安野:現状、私が考えているプログラムでは、20分間の演奏をしたら30分間充電するというループになっています。

遠藤:必ずどれかが動いている状況にはしたいですね。稼働時間と充電時間の比率分を考えて台数を用意しないといけませんね。ところで、充電後の再スタートは自動ですか?

安野:自動で再起動します。

遠藤:よかったですね。それができるか否かで展示の形態が全然違います。

安野:ただ、充電スポットに戻るときに不安があります。ごく稀にピットに戻る前に止まってしまうことがあるんです。

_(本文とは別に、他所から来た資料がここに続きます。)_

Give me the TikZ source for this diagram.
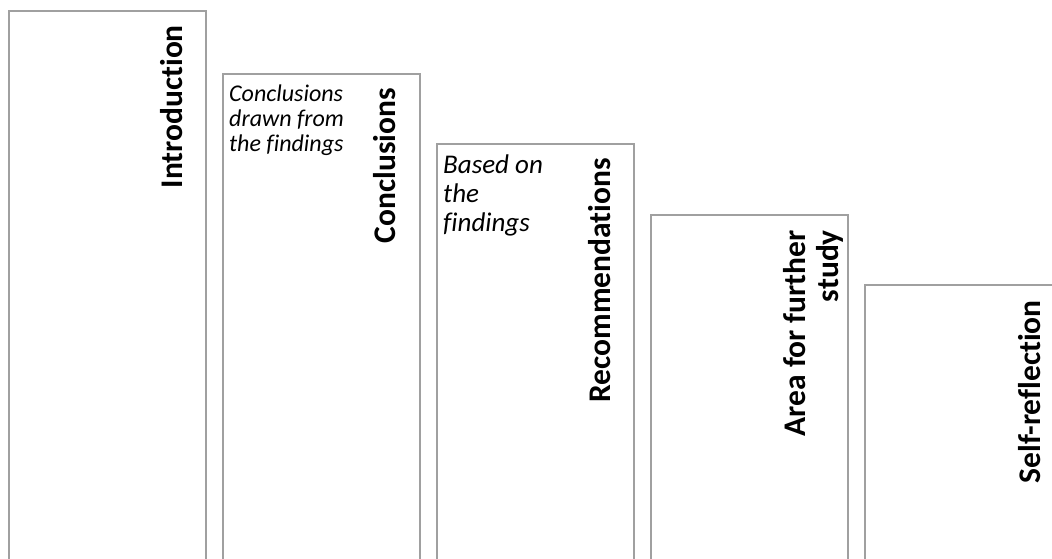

遠藤:部屋が広いと途中で動かなくなる可能性はありますよね。充電スポットの配置などの検討をする必要があるかもしれません。

どうやってバズらせるか

安野:本作をどのようにアウトプットしていくかをご相談したいと思っています。やはりバズらせたい(SNSなどで拡散させたい)ので、現段階ではYouTubeに動画を投稿する方法などを考えています。掃除をしているだけのゆるいだけの動画のほうがいいんでしょうかね。

遠藤:そのほうがウケるでしょうね。例えば、ネコがゾンビを追っかけているなど、ゆるい動画を視聴した後に、ウェブサイトに遷移するとしっかりとした設計図が載っているなど、ギャップがあるのもいいかもしれません。

田中:動画はいいですね。Youtubeにアップするのであればゆるい動画がいいのかもしれませんが、動きのおもしろさは伝わっても音楽を奏でていることは伝わりにくいかもしれません。本作は音楽を奏でることが主題なので、最終的には作品をプレゼンテーションできるような動画を撮影したほうがいいと思います。

―問題点が見えてきて、これからブラッシュアップと量産を進めるという安野さん。成果プレゼンテーションでは、実機の実演と、作品のコンセプトや背景、制作過程を話すとのこと。2月が楽しみです。